Manufacturing businesses often choose to market their sale confidentially to avoid unsettling employees, customers, or suppliers. In this approach, your business broker or M&A advisor will create a "blind listing" on industry-specific platforms, providing interested parties with a non-disclosure agreement (NDA) before revealing any sensitive information.

Leveraging Trusted Business Contacts

Tapping into your network of trusted business associates, competitors, and related industry professionals can expedite the process and generate interest from potential buyers who may not be actively seeking opportunities. However, exercise caution and ensure NDAs are in place before disclosing any details.

Identifying and Targeting the Right Buyers

Identifying and targeting the right buyers is crucial for a successful sale. Strategic buyers within the same or complementary industries, private equity firms, and individual entrepreneurs may all be potential candidates. Your broker or M&A advisor can assist in vetting potential buyers based on their financial capabilities, industry expertise, and alignment with your business's culture and future plans.

Navigating the Negotiation Process

Once you have identified a qualified buyer, the negotiation phase begins. This stage requires a delicate balance of assertiveness, flexibility, and objectivity to achieve a mutually beneficial outcome.

The Letter of Intent (LOI)

The Letter of Intent (LOI) is a non-binding document that outlines the proposed terms of the sale, including the price range, payment structure, timeline, and the extent of your involvement in the transition period.
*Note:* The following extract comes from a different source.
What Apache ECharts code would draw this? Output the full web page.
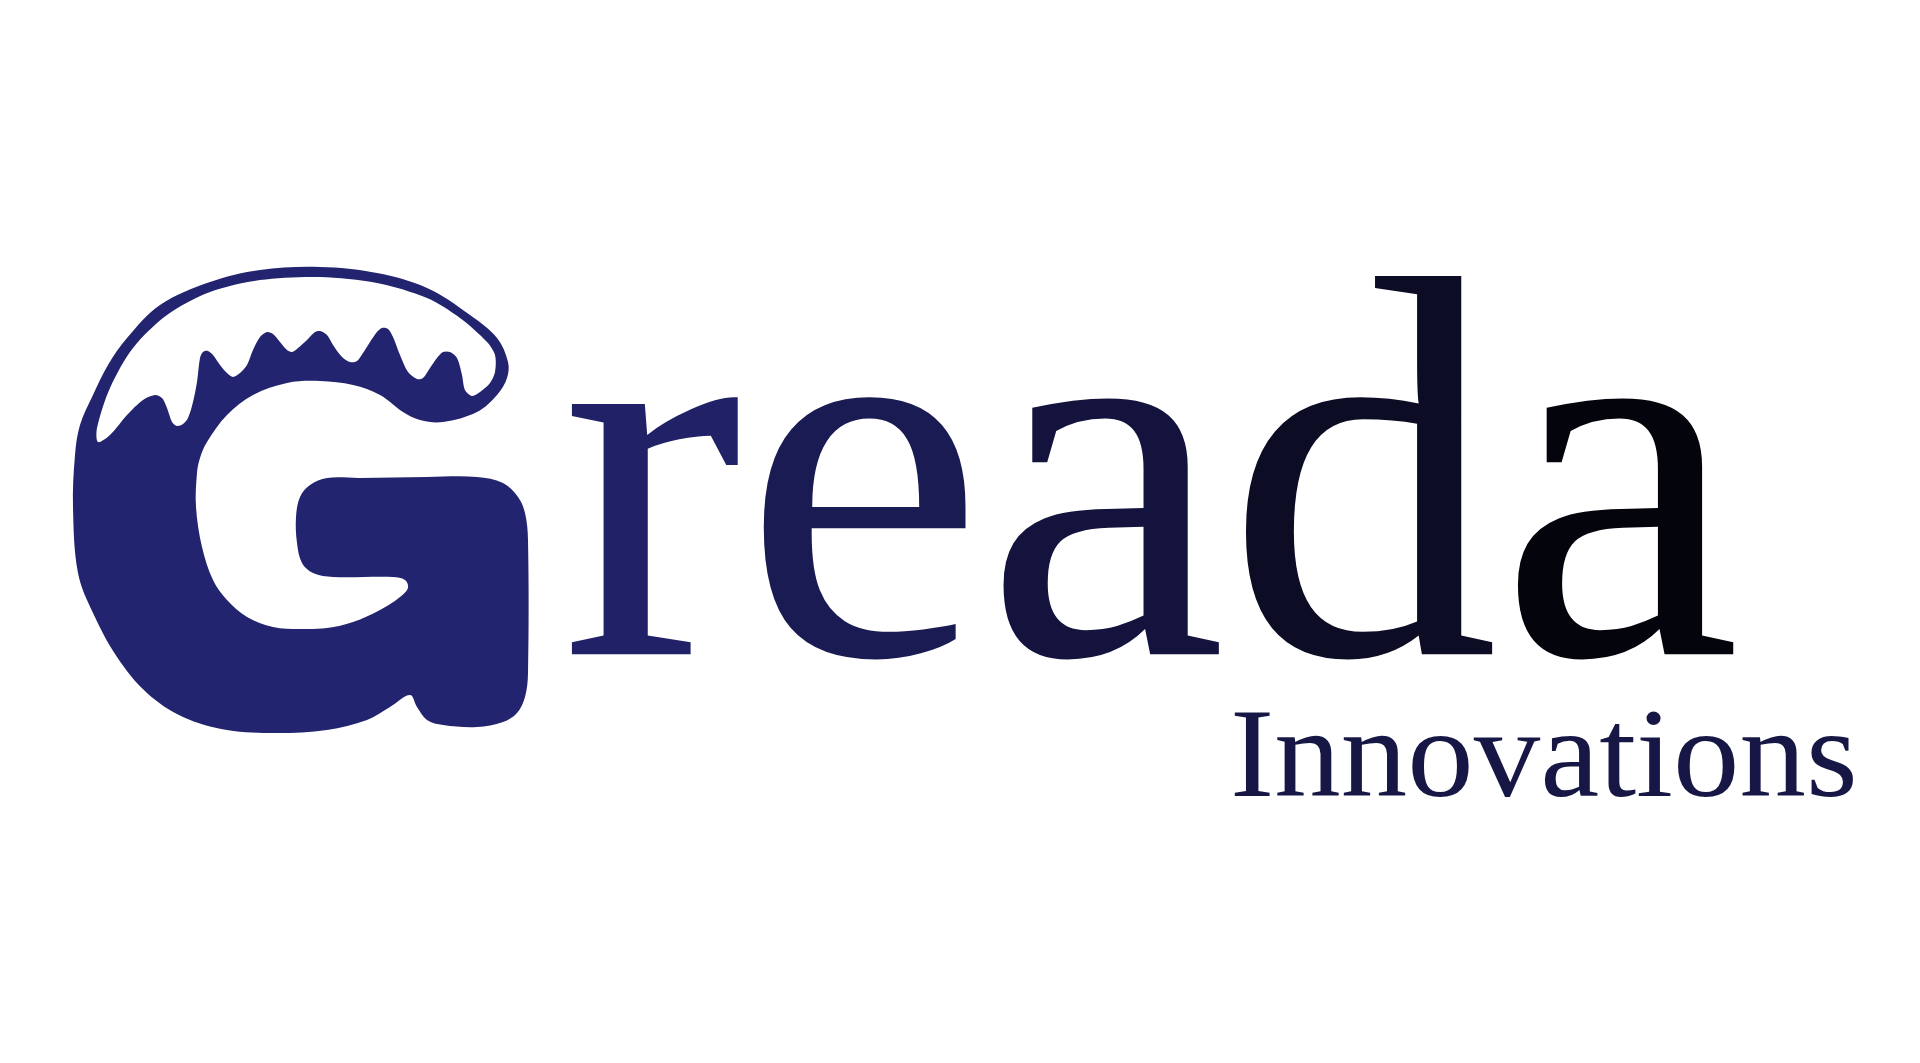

While not a legally binding contract, the LOI serves as a foundation for further negotiations and due diligence.

Buyer's Due Diligence

During the due diligence phase, the buyer will conduct a comprehensive investigation of your business, verifying the accuracy of the information provided and identifying any potential risks or liabilities. This process can take several months, and your cooperation in providing requested documentation and information is crucial.

The Purchase and Sale Agreement (PSA)

Once the due diligence is complete, the buyer will present a Purchase and Sale Agreement (PSA), also known as an Asset Purchase Agreement (APA). This legally binding document outlines the final terms of the sale, including the purchase price, assets and liabilities included, representations and warranties, and any post-closing obligations.
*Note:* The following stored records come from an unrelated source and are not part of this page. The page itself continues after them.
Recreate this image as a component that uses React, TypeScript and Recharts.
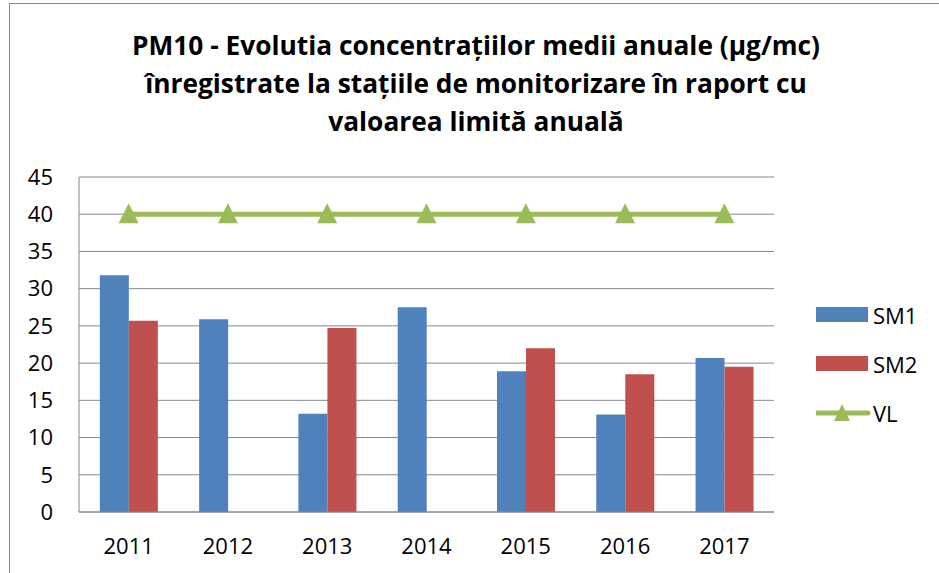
import React from "react"
import { ComposedChart, Bar, Line, XAxis, YAxis, CartesianGrid } from "recharts"

const years = ["2011", "2012", "2013", "2014", "2015", "2016", "2017"]
const sm1 = [31.8, 25.9, 13.2, 27.5, 18.9, 13.1, 20.7]
const sm2: (number | null)[] = [25.7, null, 24.7, null, 22.0, 18.5, 19.5]
const vl = [40, 40, 40, 40, 40, 40, 40]
const yTicks = [0, 5, 10, 15, 20, 25, 30, 35, 40, 45]

const titleLines = [
  "PM10 - Evolutia concentrațiilor medii anuale (µg/mc)",
  "înregistrate la stațiile de monitorizare în raport cu",
  "valoarea limită anuală",
]

const BLUE = "#4F81BD"
const RED = "#C0504D"
const GREEN = "#9BBB59"
const GRID = "#888888"
const FONT = "'Open Sans', Lato, sans-serif"

const data = years.map((year, i) => ({ year, SM1: sm1[i], SM2: sm2[i], VL: vl[i] }))

// triangle marker for the limit line
const Triangle = (props: any) => {
  const { cx, cy } = props
  if (cx == null || cy == null) return null
  return (
    <polygon
      points={`${cx},${cy - 11} ${cx - 10},${cy + 9} ${cx + 10},${cy + 9}`}
      fill={GREEN}
    />
  )
}

const LegendBox = () => {
  const rows = [
    { name: "SM1", kind: "bar", color: BLUE },
    { name: "SM2", kind: "bar", color: RED },
    { name: "VL", kind: "line", color: GREEN },
  ]
  return (
    <div style={{ fontFamily: FONT, fontSize: 22, color: "#000" }}>
      {rows.map((r) => (
        <div key={r.name} style={{ display: "flex", alignItems: "center", height: 49 }}>
          <svg width={56} height={24}>
            {r.kind === "bar" ? (
              <rect x={0} y={4} width={52} height={15} fill={r.color} />
            ) : (
              <g>
                <line x1={1} y1={12} x2={52} y2={12} stroke={r.color} strokeWidth={5} strokeLinecap="round" />
                <polygon points="26,3 18,20 34,20" fill={r.color} />
              </g>
            )}
          </svg>
          <span style={{ marginLeft: 1 }}>{r.name}</span>
        </div>
      ))}
    </div>
  )
}

export default function App() {
  return (
    <div
      style={{
        position: "absolute",
        left: 0,
        top: 0,
        width: 939,
        height: 573,
        overflow: "hidden",
        background: "#fff",
      }}
    >
      {/* chart frame */}
      <div
        style={{
          position: "absolute",
          left: 9,
          top: 3,
          width: 980,
          height: 620,
          border: "1.5px solid #8a8a8a",
        }}
      />

      {/* title */}
      {titleLines.map((line, i) => (
        <div
          key={i}
          style={{
            position: "absolute",
            left: 0,
            width: 952,
            top: 27 + i * 38,
            textAlign: "center",
            fontFamily: FONT,
            fontWeight: 700,
            fontSize: 26.3,
            lineHeight: "36px",
            color: "#000",
            whiteSpace: "nowrap",
          }}
        >
          {line}
        </div>
      ))}

      <div style={{ position: "absolute", left: 0, top: 0 }}>
        <ComposedChart
          width={939}
          height={573}
          data={data}
          margin={{ top: 177, right: 165, bottom: 0, left: 0 }}
          barCategoryGap="21%"
          barGap={0}
        >
          <CartesianGrid vertical={false} stroke={GRID} strokeWidth={1} />
          <XAxis
            dataKey="year"
            height={61}
            tickLine={false}
            tickSize={0}
            tickMargin={26}
            axisLine={{ stroke: GRID }}
            tick={{ fontSize: 22, fill: "#000", fontFamily: FONT }}
          />
          <YAxis
            width={79}
            domain={[0, 45]}
            ticks={yTicks}
            interval={0}
            tickLine={false}
            tickSize={0}
            tickMargin={26}
            axisLine={{ stroke: GRID }}
            tick={{ fontSize: 22, fill: "#000", fontFamily: FONT }}
          />
          <Bar dataKey="SM1" fill={BLUE} isAnimationActive={false} />
          <Bar dataKey="SM2" fill={RED} isAnimationActive={false} />
          <Line
            dataKey="VL"
            stroke={GREEN}
            strokeWidth={5}
            dot={<Triangle />}
            activeDot={false}
            isAnimationActive={false}
          />
        </ComposedChart>
      </div>

      {/* legend */}
      <div style={{ position: "absolute", left: 816, top: 290 }}>
        <LegendBox />
      </div>
    </div>
  )
}
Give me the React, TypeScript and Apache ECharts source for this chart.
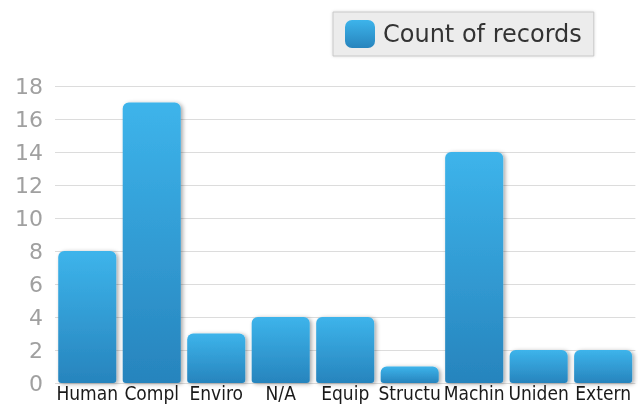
import React, { useEffect, useRef } from "react";
import * as echarts from "echarts";

const categories = ["Human error", "Complacency", "Environment", "N/A", "Equipment", "Structural", "Machinery", "Unidentified", "External"];
const counts = [8, 17, 3, 4, 4, 1, 14, 2, 2];
const seriesName = "Count of records";

export default function App() {
  const ref = useRef<HTMLDivElement>(null);
  useEffect(() => {
    const chart = echarts.init(ref.current!, null, { renderer: "svg" });
    chart.setOption({
      animation: false,
      legend: {
        data: [seriesName],
        left: 333,
        top: 12,
        padding: [8, 12, 8, 12],
        backgroundColor: "#ececec",
        borderColor: "#c8c8c8",
        borderWidth: 1,
        itemWidth: 30,
        itemHeight: 28,
        shadowColor: "rgba(0,0,0,0.15)",
        shadowBlur: 3,
        textStyle: { fontSize: 24, color: "#333", fontFamily: "DejaVu Sans", padding: [0, 0, 0, 3] },
      },
      grid: { left: 55, right: 0, top: 86, bottom: 24, containLabel: false },
      xAxis: {
        type: "category",
        data: categories,
        axisLine: { show: false },
        axisTick: { show: false },
        axisLabel: {
          interval: 0,
          fontSize: 19,
          lineHeight: 19,
          color: "#1a1a1a",
          fontFamily: "DejaVu Sans Condensed",
          width: 64,
          overflow: "truncate",
          ellipsis: "",
          margin: 0,
        },
      },
      yAxis: {
        type: "value",
        min: 0,
        max: 18,
        interval: 2,
        axisLine: { show: false },
        axisTick: { show: false },
        axisLabel: { fontSize: 22, color: "#a0a0a0", fontFamily: "DejaVu Sans", margin: 12 },
        splitLine: { lineStyle: { color: "#dcdcdc", width: 1 } },
      },
      series: [
        {
          name: seriesName,
          type: "bar",
          data: counts,
          barCategoryGap: "10%",
          itemStyle: {
            color: new echarts.graphic.LinearGradient(0, 0, 0, 1, [
              { offset: 0, color: "#3db4eb" },
              { offset: 1, color: "#2784bd" },
            ]),
            borderRadius: [6, 6, 3, 3],
            shadowColor: "rgba(0,0,0,0.35)",
            shadowBlur: 4,
            shadowOffsetX: 2,
            shadowOffsetY: 1,
          },
        },
      ],
    });
    return () => chart.dispose();
  }, []);
  return <div ref={ref} style={{ position: "fixed", left: 0, top: 0, width: 638, height: 407 }} />;
}
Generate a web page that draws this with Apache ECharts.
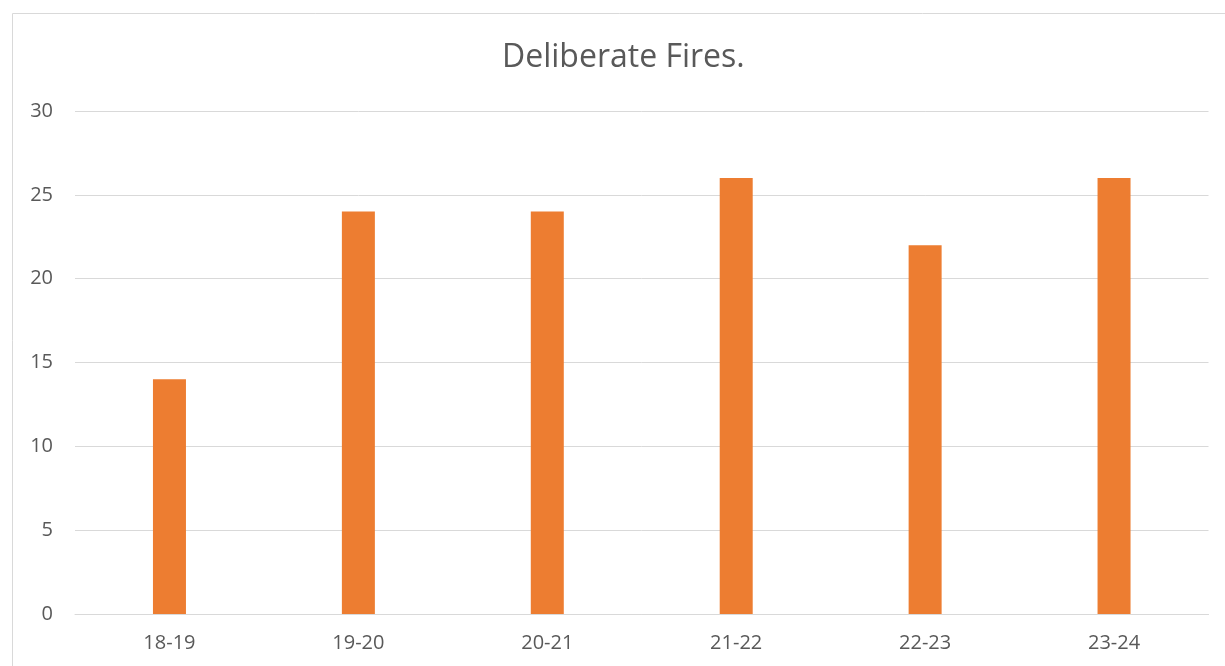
<!DOCTYPE html>
<html>
<head>
<meta charset="utf-8">
<script src="https://cdn.jsdelivr.net/npm/echarts@6/dist/echarts.min.js"></script>
<style>
  html, body { margin: 0; padding: 0; background: #fff; }
  #chart { width: 1225px; height: 666px; }
</style>
</head>
<body>
<div id="chart"></div>
<script>
const categories = ['18-19', '19-20', '20-21', '21-22', '22-23', '23-24']
const fires = [14, 24, 24, 26, 22, 26]
const yTicks = { min: 0, max: 30, interval: 5 }

const chart = echarts.init(document.getElementById('chart'))
const font = '"Open Sans", "Noto Sans", sans-serif'

chart.setOption({
    animation: false,
    textStyle: { fontFamily: font },
    graphic: [{
        type: 'rect',
        shape: { x: 12.5, y: 13.5, width: 1300, height: 700 },
        style: { fill: 'none', stroke: '#d9d9d9', lineWidth: 1 },
        silent: true
    }],
    // title sits a bit right of the canvas centre in the original
    title: {
        text: 'Deliberate Fires.',
        left: 497,
        top: 37,
        textStyle: { fontFamily: font, fontSize: 32, fontWeight: 'normal', color: '#595959' }
    },
    grid: { left: 75, right: 16.5, top: 111, bottom: 52 },
    xAxis: {
        type: 'category',
        data: categories,
        axisLine: { lineStyle: { color: '#d9d9d9', width: 1 } },
        axisTick: { show: false },
        axisLabel: { color: '#595959', fontSize: 20, margin: 19, fontFamily: font }
    },
    yAxis: {
        type: 'value',
        min: yTicks.min,
        max: yTicks.max,
        interval: yTicks.interval,
        axisLine: { show: false },
        axisTick: { show: false },
        axisLabel: { color: '#595959', fontSize: 20, margin: 22, fontFamily: font },
        splitLine: { lineStyle: { color: '#d9d9d9', width: 1 } }
    },
    series: [{
        type: 'bar',
        data: fires,
        barWidth: 33,
        itemStyle: { color: '#ed7d31' }
    }]
})
</script>
</body>
</html>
Closing the Deal and Transition Period

Upon signing the PSA, the sale is officially completed, and the ownership transfer process begins. However, your involvement may not end there. Many buyers request the seller to remain involved for a transition period, typically ranging from six months to a year, to ensure a smooth handover of operations, customers, suppliers, and employees.

Post-Sale Considerations and Opportunities

While the sale of your manufacturing business marks the end of one chapter, it also presents new opportunities and considerations for your future endeavors.

Non-Compete and Non-Solicitation Agreements

During the negotiation process, the buyer may request that you sign a non-compete and non-solicitation agreement, restricting your ability to engage in competing activities or solicit employees or customers for a specified period. It is essential to carefully review these agreements and understand their implications before committing.

Reinvesting and Diversifying Your Wealth

The sale of your manufacturing business may provide you with a significant influx of capital. Consulting with financial advisors and tax professionals can help you develop strategies for reinvesting and diversifying your wealth, minimizing tax implications, and securing your financial future.

Pursuing New Ventures or Retirement

For some, the sale of their manufacturing business may mark the beginning of a well-deserved retirement. Others may choose to channel their entrepreneurial spirit into new ventures, leveraging their experience and expertise in different industries or sectors.

Selling a manufacturing business is a complex and multifaceted process that requires careful planning, strategic execution, and a collaborative team of professionals. By following the steps outlined in this comprehensive guide, you can navigate the intricate journey with confidence, maximizing the value you receive for your hard-earned enterprise and positioning yourself for future success.